Website fingerprinting (WF) is a potentially devastating attack against Tor because it can break anonymity by linking a Tor user to their purportedly unlinkable internet destinations. In this talk, we will explore WF by an adversary whose classifiers are tested against real-world entry traces that are naturally created by real Tor users. With this task in mind, we will explore a novel pre-training method that an adversary can employ that will allow it to utilize real-world in-distribution data measured by Tor exit relays in order to train classifiers that are more effective in the real world. To produce more accurate WF estimates, we measure and construct the first WF dataset of genuine Tor traces, called GTT23, and use it to train and test more than 3,500 WF classifiers.
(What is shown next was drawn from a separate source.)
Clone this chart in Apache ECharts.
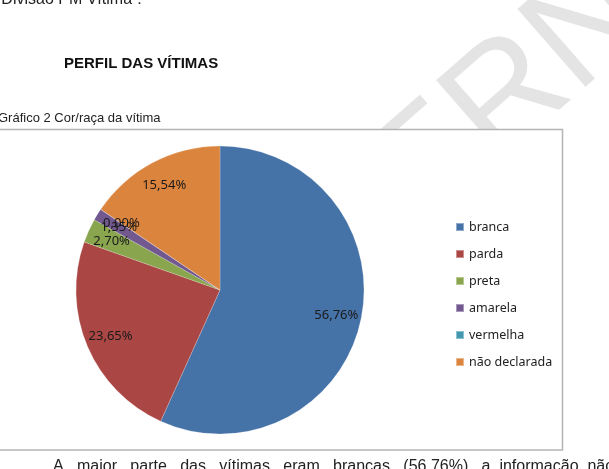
<!DOCTYPE html>
<html>
<head>
<meta charset="utf-8">
<script src="https://cdn.jsdelivr.net/npm/echarts@6/dist/echarts.min.js"></script>
<style>
  html, body { margin: 0; padding: 0; background: #fff; }
  #chart { width: 609px; height: 469px; }
</style>
</head>
<body>
<div id="chart"></div>
<script>
// cor/raça da vítima (%)
var categories = ['branca', 'parda', 'preta', 'amarela', 'vermelha', 'não declarada'];
var values = [56.76, 23.65, 2.70, 1.35, 0.00, 15.54];
var colors = ['#4572A7', '#AA4643', '#89A54E', '#71588F', '#4198AF', '#DB843D'];

var pieData = [];
for (var i = 0; i < categories.length; i++) {
    pieData.push({ name: categories[i], value: values[i], itemStyle: { color: colors[i] } });
}

function fmt(v) {
    return v.toFixed(2).replace('.', ',') + '%';
}

var chart = echarts.init(document.getElementById('chart'));

var option = {
    animation: false,
    title: {
        text: 'Gráfico 2 Cor/raça da vítima',
        left: -2,
        top: 112,
        padding: 0,
        textStyle: { fontFamily: 'Liberation Sans', fontSize: 13, fontWeight: 'normal', color: '#222' }
    },
    graphic: [
        // marca d'agua
        {
            type: 'text', z: 0, x: 430, y: 168, rotation: 0.72,
            style: {
                text: 'GOVERNO', x: 0, y: 0, align: 'center', verticalAlign: 'middle',
                font: '150px "Liberation Sans"', fill: '#e4e4e4'
            }
        },
        {
            type: 'text', z: 5, left: -4, top: -8,
            style: { text: '“Divisão PM Vítima”.', font: '16px "Liberation Sans"', fill: '#222' }
        },
        {
            type: 'text', z: 5, left: 64, top: 56,
            style: { text: 'PERFIL DAS VÍTIMAS', font: 'bold 15px "Liberation Sans"', fill: '#111' }
        },
        {
            type: 'text', z: 5, left: 53, top: 459,
            style: {
                text: 'A   maior   parte   das   vítimas   eram   brancas   (56,76%),  a  informação  não',
                font: '16px "Liberation Sans"', fill: '#222'
            }
        },
        // moldura do grafico
        {
            type: 'rect', z: 1,
            shape: { x: -10, y: 129.5, width: 572.5, height: 320.5 },
            style: { fill: '#fff', stroke: '#b4b4b4', lineWidth: 1.5 }
        }
    ],
    legend: {
        orient: 'vertical',
        left: 450,
        top: 215,
        icon: 'rect',
        itemWidth: 8,
        itemHeight: 8,
        itemGap: 13,
        data: categories,
        textStyle: { fontFamily: 'Noto Sans', fontSize: 12.5, color: '#222', lineHeight: 14 }
    },
    series: [
        {
            type: 'pie',
            center: [220, 290],
            radius: [0, 144],
            startAngle: 90,
            clockwise: true,
            label: { show: false },
            labelLine: { show: false },
            itemStyle: { borderColor: 'rgba(255,255,255,0.4)', borderWidth: 0.5 },
            emphasis: { disabled: true },
            data: pieData
        },
        {
            // anel apenas para posicionar os rotulos
            type: 'pie',
            center: [220, 290],
            radius: [88, 144],
            startAngle: 90,
            clockwise: true,
            minShowLabelAngle: -1,
            silent: true,
            legendHoverLink: false,
            itemStyle: { color: 'rgba(0,0,0,0)' },
            emphasis: { disabled: true },
            labelLayout: { hideOverlap: false },
            label: {
                show: true,
                position: 'inside',
                fontFamily: 'Noto Sans',
                fontSize: 13,
                color: '#1a1a1a',
                formatter: function (p) { return fmt(p.value); }
            },
            labelLine: { show: false },
            data: categories.map(function (c, i) { return { name: c, value: values[i] }; })
        }
    ]
};

chart.setOption(option);
</script>
</body>
</html>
Our results suggest that real-world WF is more challenging than previously understood and that WF studies that exclusively use synthetic datasets may broadly overestimate WF performance.

 

Bio:

Dr. Rob Jansen is a Computer Scientist and a Jerome and Isabella Karle Distinguished Scholar at the U.S. Naval Research Laboratory. He developed the Shadow network simulator and is an expert in Tor network modeling and simulation. He currently studies methods for traffic analysis and traffic obfuscation, and has extensively studied Tor performance problems, scalability improvements, incentives for growing the network, and resource and routing attacks. Rob focuses on transitioning research to practice: Shadow has become the standard tool for simulating Tor networks and is used by the Tor Project and at dozens of universities worldwide; his KIST traffic scheduler is the default method for transferring Tor’s traffic; and his programmable Proteus system enables the rapid development censorship evasion protocols. Rob currently serves as a program co-chair for the Proceedings on Privacy Enhancing Technologies (PoPETs), and generally serves on numerous security and privacy focused academic committees, including for USENIX Security, ACM CCS, PoPETs, and FOCI, and has served on the Tor Research Safety Board since its inception in 2016.